Are Americans’ lives getting worse? Or does it just seem that way?

One of our core responsibilities as high school teachers is to help our students develop critical thinking skills, learn to question assumptions and challenge “common sense”.

It’s something we humans are bad at — as a rule — for all sorts of complex psychological reasons. We’re much too easily influenced by what other people say, and we tend to seek information that supports our biases.

Still, we can and must do better. As teachers, we need to incorporate critical thinking into all of our lessons.

What got me thinking about this challenge this week was a quote in this New York Times story. The mayor of Oshkosh, Wisconsin, stated what many believe to be true of our economy today: People are working similar jobs to what their parents did but are not able to maintain the same lifestyle.”

This is taken as a given in our political discourse, that our standard of living has fallen from our parents’ generation. It’s practically part of our national mythology. It wasn’t questioned in the article.

But has our standard of living really fallen?

Every year, I explain to my econ students what life was really like for my family in the 1970s (and for typical American families in the 1950s), but it would be interesting to take that lesson one step further.

This year, I’m going to have them calculate: What would it cost to replicate my parents’ (or better yet, their grandparents’) standard of living today?

Do today’s households really need to work two jobs to do it?
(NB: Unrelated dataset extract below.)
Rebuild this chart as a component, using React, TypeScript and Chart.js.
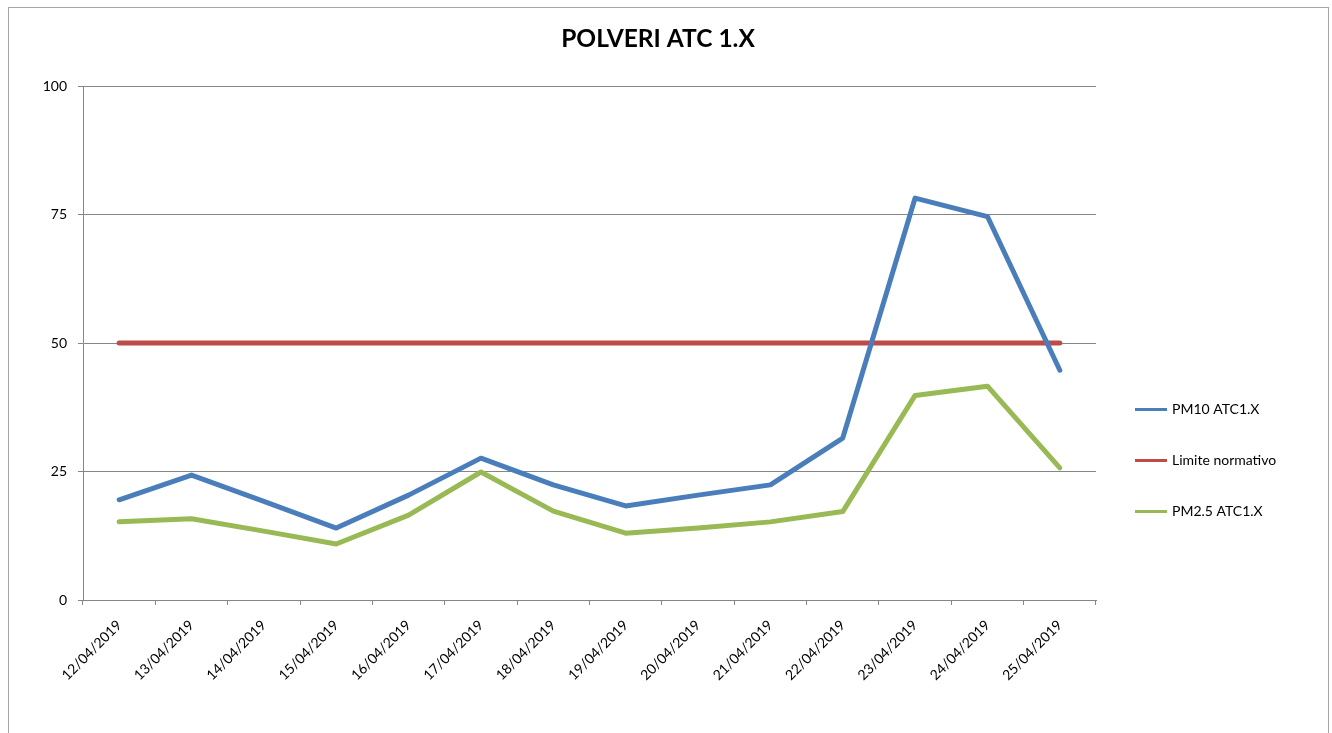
import { useEffect, useRef } from "react";
import { Chart, registerables } from "chart.js";

Chart.register(...registerables);

const categories = [
  "12/04/2019", "13/04/2019", "14/04/2019", "15/04/2019", "16/04/2019",
  "17/04/2019", "18/04/2019", "19/04/2019", "20/04/2019", "21/04/2019",
  "22/04/2019", "23/04/2019", "24/04/2019", "25/04/2019",
];
const pm10 = [19.5, 24.3, 19.2, 14.0, 20.4, 27.6, 22.4, 18.3, 20.4, 22.4, 31.5, 78.2, 74.6, 44.7];
const limiteNormativo = [50, 50, 50, 50, 50, 50, 50, 50, 50, 50, 50, 50, 50, 50];
const pm25 = [15.2, 15.8, 13.4, 10.9, 16.5, 24.9, 17.3, 13.0, 14.0, 15.2, 17.2, 39.8, 41.6, 25.7];
const yMin = 0;
const yMax = 100;
const yStep = 25;

const FONT = "Lato, 'Liberation Sans', sans-serif";

const sideLegend = {
  id: "sideLegend",
  afterDraw(chart: any) {
    const { ctx, chartArea } = chart;
    ctx.save();
    ctx.font = `14px ${FONT}`;
    ctx.textBaseline = "middle";
    ctx.textAlign = "left";
    chart.data.datasets.forEach((ds: any, i: number) => {
      const y = 401 + i * 51;
      const x = chartArea.right + 39;
      ctx.strokeStyle = ds.borderColor;
      ctx.lineWidth = 3;
      ctx.lineCap = "butt";
      ctx.beginPath();
      ctx.moveTo(x, y + 0.5);
      ctx.lineTo(x + 32, y + 0.5);
      ctx.stroke();
      ctx.fillStyle = "#000";
      ctx.fillText(ds.label, x + 37, y);
    });
    ctx.restore();
  },
};

export default function App() {
  const ref = useRef<HTMLCanvasElement | null>(null);

  useEffect(() => {
    if (!ref.current) return;
    const lineStyle = {
      borderWidth: 5,
      pointRadius: 0,
      pointHoverRadius: 0,
      tension: 0,
      fill: false,
      borderCapStyle: "round" as const,
      borderJoinStyle: "round" as const,
    };
    const chart = new Chart(ref.current, {
      type: "line",
      data: {
        labels: categories,
        datasets: [
          { label: "PM10 ATC1.X", data: pm10, borderColor: "#4A7EBB", backgroundColor: "#4A7EBB", ...lineStyle },
          { label: "Limite normativo", data: limiteNormativo, borderColor: "#BE4B48", backgroundColor: "#BE4B48", ...lineStyle },
          { label: "PM2.5 ATC1.X", data: pm25, borderColor: "#98B954", backgroundColor: "#98B954", ...lineStyle },
        ],
      },
      options: {
        responsive: false,
        animation: false,
        devicePixelRatio: 1,
        layout: { padding: { left: 0, right: 21, top: 0, bottom: 0 } },
        plugins: {
          legend: { display: false },
          tooltip: { enabled: false },
          title: {
            display: true,
            text: "POLVERI ATC 1.X",
            color: "#000",
            font: { family: FONT, size: 24.5, weight: "bold", lineHeight: 1.2 },
            padding: { top: 16, bottom: 32.6 },
          },
        },
        scales: {
          x: {
            type: "category",
            offset: true,
            afterFit: (s: any) => { s.height = 133; },
            grid: {
              offset: true,
              drawOnChartArea: false,
              drawTicks: true,
              tickLength: 5,
              color: "#868686",
              lineWidth: 1,
            },
            border: { display: true, color: "#868686", width: 1 },
            ticks: {
              color: "#000",
              font: { family: FONT, size: 14 },
              minRotation: 45,
              maxRotation: 45,
              autoSkip: false,
              padding: 12,
            },
          },
          y: {
            min: yMin,
            max: yMax,
            afterFit: (s: any) => { s.width = 74; },
            grid: {
              color: "#868686",
              lineWidth: 1,
              drawTicks: true,
              tickLength: 5,
            },
            border: { display: true, color: "#868686", width: 1 },
            ticks: {
              stepSize: yStep,
              color: "#000",
              font: { family: FONT, size: 14 },
              padding: 11,
            },
          },
          legendSpace: {
            type: "linear",
            position: "right",
            display: true,
            afterFit: (s: any) => { s.width = 211; },
            grid: { display: false, drawOnChartArea: false },
            border: { display: false },
            ticks: { display: false },
          },
        },
      },
      plugins: [sideLegend],
    });
    return () => chart.destroy();
  }, []);

  return (
    <div
      style={{
        position: "fixed",
        left: 8,
        top: 7,
        width: 1319,
        height: 740,
        border: "1px solid #a6a6a6",
        overflow: "hidden",
        background: "#fff",
      }}
    >
      <canvas ref={ref} width={1319} height={725} style={{ display: "block", width: 1319, height: 725 }} />
    </div>
  );
}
Let’s start with a few basic facts — facts we seem to have collectively forgotten.

When my dad was my age (50), it was 1979. Here are a few things you might remember about that time, if you grew up in a similarly middle class, college-educated family in the 1970s. Let’s take off the rose-colored glasses.

  • We had no computer or internet
  • We had no videogame system
  • We had no stereo system, just a simple record player
  • We had no cell phones
  • We had one house phone, with no fancy features (like call waiting)
  • We had one TV, but no cable (and no fancy surround sound)
  • We had no central air conditioning
  • We had no microwave
  • We had one car, a late model Chevy Impala with broken AC
  • Our house, which seemed large at the time, was 1900 square feet
  • My brother and I played rec league sports — we had no “traveling teams”
  • We ate basic ’70s meals, meaning no fancy produce — never heard of kiwi or cilantro — and usually ground beef or chicken, not steak or fish. (I didn’t know you could buy spinach fresh! And organics?? Forget it!)
  • We rarely ate out, even at McDonald’s, and it was a BIG DEAL when we did
  • We only used long distance to call our grandparents
  • We went to the mall once a year to buy a handful of new clothes; the rest of my clothes were hand-me-downs (and no designer stuff)
  • Our vacations were once a year, always by car, and usually to a rented cabin on a lake
  • We thought we were living large when we got a color TV and a dishwasher

So what would it cost to live at my parents’ standard of living now?

I ran the calculations, based on buying their house at its current market value (about $500,000) with 20% down, buying a new Chevy Impala, and budgeting $800 a month for groceries (for a family of four). And yes, I included property taxes, heating bills and basic health insurance.

My best estimate: It would require a pre-tax income of around $60,000 a year. Yes, despite the huge increase in housing costs: $60,000 a year.

That’s just $1000 more than household median income in this country, meaning the typical American household could probably afford my parents’ 1970s lifestyle.

And they could afford it on much less in Oshkosh, Wisconsin, where you can buy a 1900 square foot house for about $70,000 (Zillow).

So why are we so convinced that our standard of living has fallen?

I think it’s because we are simply incapable of making these kinds of comparisons on a casual basis. We can’t fathom what it would be like to live without the conveniences (and extravagances) we have today.

No cable TV? No cell phone? Are you asking us to go back to the Dark Ages?

If we’re going to have honest dialog about our economic problems and potential solutions, we need to acknowledge that the typical American standard of living has improved dramatically, at least in terms of “stuff,” compared to our parents’ generation. It’s our expectations that have changed.

We’ll be doing our students a service if we help them learn to ask these kinds of questions and seek the supporting facts for themselves, rather than just accepting what people assume to be true. Hopefully, they’ll find it interesting too.

*This article originally stated that $60,000 was individual median income. It is household median income.